Paperback Reader

I’m gorging on spy novels like a two tonne shark at a Vegas seafood buffet.  I just can’t put the books down – le Carré, Fleming, Deighton, Cleveland, Matthews, McCarry and the list goes on.  There is nothing better than escape fiction in a backyard hammock as you watch the summer clouds float by. It’s like television without the glare and brain rot.

However the incredible part of this extreme pleasure is that I bought my latest spy novel as a paperback.  What a novelty.  I’ve been using an e-reader for the past five years, so it’s the paper form that’s became nouveau for me. Many years ago, the e-book was the novelty as all new technology is (remember Facebook before Zuckerberg’s head exploded).  Quite the reversal. Now paper is cool.  Can I even say retro?  Oh my God, am I going to grow a beard, crop my hair short and wear orange glasses? “Holy android grandpa, you had books made of paper?  Did a lot of people read paper books in your days? Well yes, Sonny and they even left their house and went to a place called a bookstore to buy these ancient relics.  Grandpa,  what’s a store?”

I don’t think I’m going back to paper for ever, but it’s a welcome change.  Maybe paper belongs in the summer – dog-eared pages, easy reading topics and the cover sun bleached and faded. So romantic.  Is that what paperbacks have become?  A romantic novelty.   It was very pleasing to step inside a bookstore (another romantic notion?), grab a book and feel the weight of it in my hand.  And then read the first paragraph and judge whether the words will make a great bed partner for the next three weeks (then toss it to a friend for another spin). The bookstore has an added feature – humans who speak and answer questions, “Did you like this book? I ask. ” Although the only response I got was, “What do I care? My job maybe gone tomorrow.”
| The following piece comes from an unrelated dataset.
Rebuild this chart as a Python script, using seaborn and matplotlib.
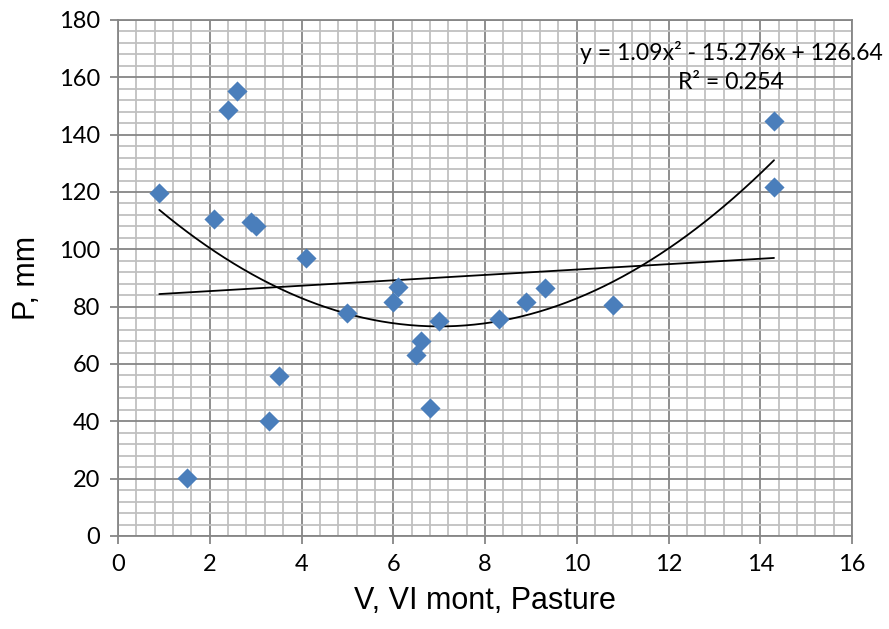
import numpy as np
import pandas as pd
import matplotlib
matplotlib.use("Agg")
import matplotlib.pyplot as plt
from matplotlib.ticker import MultipleLocator
import seaborn as sns

# Data
x_vals = [0.9, 1.5, 2.1, 2.4, 2.6, 2.9, 3.0, 3.3, 3.5, 4.1, 5.0, 6.0, 6.1,
          6.5, 6.6, 6.8, 7.0, 8.3, 8.9, 9.3, 10.8, 14.3, 14.3]
y_vals = [119.5, 20.2, 110.6, 148.6, 155.2, 109.5, 108.1, 40.1, 55.8, 97.0,
          77.8, 81.6, 86.9, 63.1, 68.0, 44.6, 75.0, 75.7, 81.6, 86.5, 80.6,
          144.8, 121.7]
quad_coef = [1.09, -15.276, 126.64]
lin_coef = [0.94, 83.55]
eq_text = "y = 1.09x² - 15.276x + 126.64"
r2_text = "R² = 0.254"
x_label = "V, VI mont, Pasture"
y_label = "P, mm"

df = pd.DataFrame({"x": x_vals, "y": y_vals})

sns.set_style("white")
plt.rcParams["font.family"] = ["Lato", "DejaVu Sans"]
plt.rcParams["text.color"] = "black"
plt.rcParams["axes.labelcolor"] = "black"
plt.rcParams["xtick.color"] = "black"
plt.rcParams["ytick.color"] = "black"

fig = plt.figure(figsize=(8.89, 6.29), dpi=100)
ax = fig.add_axes([118 / 889, 1 - 536 / 629, (852 - 118) / 889, (536 - 20) / 629])

ax.set_xlim(0, 16)
ax.set_ylim(0, 180)
ax.xaxis.set_major_locator(MultipleLocator(2))
ax.xaxis.set_minor_locator(MultipleLocator(0.4))
ax.yaxis.set_major_locator(MultipleLocator(20))
ax.yaxis.set_minor_locator(MultipleLocator(4))
ax.grid(which="minor", color="#c0c0c0", linewidth=1.3, zorder=0)
ax.grid(which="major", color="#868686", linewidth=1.3, zorder=0)
ax.set_axisbelow(True)
for s in ax.spines.values():
    s.set_color("#868686")
    s.set_linewidth(1.3)

ax.tick_params(which="major", direction="out", length=6, width=1.3,
               color="#868686", labelcolor="black", labelsize=17, pad=7,
               left=True, bottom=True)
ax.tick_params(which="minor", length=0)

# trendlines
xs = np.linspace(min(x_vals), max(x_vals), 200)
ax.plot(xs, np.polyval(quad_coef, xs), color="black", linewidth=1.3, zorder=2)
ax.plot(xs, np.polyval(lin_coef, xs), color="black", linewidth=1.3, zorder=2)

sns.scatterplot(data=df, x="x", y="y", ax=ax, marker="D", s=105,
                color="#4a7ebb", edgecolor="#4a7ebb", linewidth=0, zorder=3)

ax.text(13.36, 168.8, eq_text, ha="center", va="center", fontsize=16.6,
        color="black", family=["Lato", "DejaVu Sans"], clip_on=False, zorder=4)
ax.text(13.36, 158.2, r2_text, ha="center", va="center", fontsize=16.6,
        color="black", family=["Lato", "DejaVu Sans"], zorder=4)

ax.set_xlabel(x_label, fontsize=22, family=["Liberation Sans"], labelpad=8,
              color="black")
ax.set_ylabel(y_label, fontsize=22, family=["Liberation Sans"], labelpad=12,
              color="black")

fig.savefig("out.png", dpi=100)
It was also nice reading the praises from various authors on how fantastic the book is.   However, it didn’t really help – the book isn’t really all that great (but I’m still gobbling it up).  It might have been better if I went online before I purchased the book and read what people who’ve actually read the  book thought about it. The cover hype was just that hyperbolic marketing trash which worked. Sold to the man in the plaid shirt with orange glasses. Hype is not so easy to do when you have thousands of responses from savvy readers and they give honest not paid opinions.  Perhaps the best feature for buying online. However like any review online, there are too many opinions, making any decision difficult. “I couldn’t get past the first page every time I tried to read the book. It was about wife who tries to murder her husband by putting sleeping pills in his bed time milk.”

Am I going back to paper for ever? Nah. There are too many environmental issues with paper – mainly you need to kill things to make a copy. Digital is death free. But the actual experience of buying a book – going to the store, talking to someone and feeling the pages between your fingers is hard to beat. Is it just a short walk before the paperback dies like VHS or CDs? On that note, does anyone need a six disk carousel CD player?